About a week before the earnings announcement, 3M announced that it had reached an agreement to acquire Sumitomo's 25% minority stake in the Sumitomo-3M joint venture. 3M is paying just under $900 million for a business that accounts for about 80% of its Japan operations' sales, and at the price paid it should be an immediately accretive deal. What's more, it's a very low-risk deal as 3M already knows and controls this business by virtue of its existing 75% ownership stake and its basic similarity to 3M's underlying operations.
I do continue to expect more M&A activity from 3M given management's comments during its last analyst day event regarding a $10 billion M&A target through 2017, but investors may be disappointed in the pace of deal flow. Danaher, Dover, Parker Hannifin, and others have all expressed a desire to do deals, but they have held off due to high premiums in the market today (which itself is in part a product of low interest rates and extensive private equity activity.)
Given the deal parameters that 3M management has laid out ($5 billion-$10 billion through 2017), and current multiples, I'd be surprised if 3M added an entirely new business platform.
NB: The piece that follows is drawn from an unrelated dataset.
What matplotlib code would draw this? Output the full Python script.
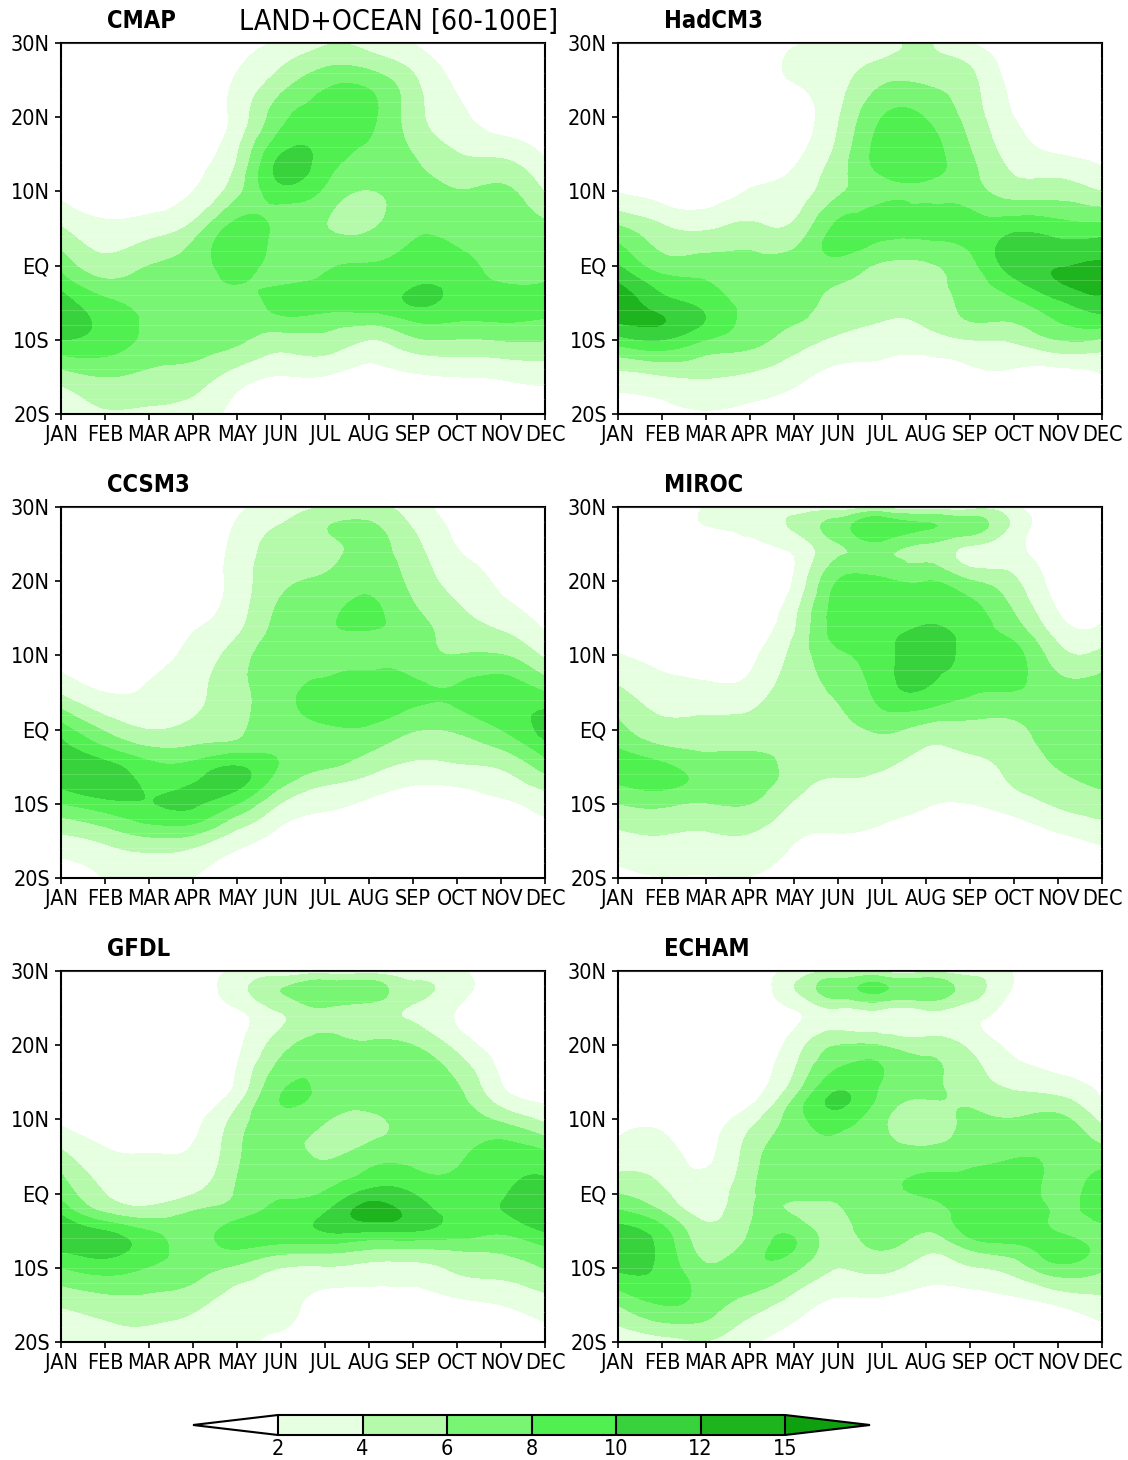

However, there is ample scope to add to areas like energy (where the company has low exposure relative to Honeywell, GE, or Dover), health care, or industrial. Product ID and water treatment would seem like a promising areas for expansion, though Danaher and Dover are already well placed in the former.
The bottom line
3M management is basically doing exactly what it pledged to do, and I think the company is shedding its image as a sleepy conglomerate that produces high ROICs but low growth. Even if 3M can boost annual free cash flow growth in the mid- to high-single digits, though, it's hard to reconcile with today's valuation. On a relative basis, 3M's valuation isn't unreasonable, but I'd be careful about making large, new purchases at ties price.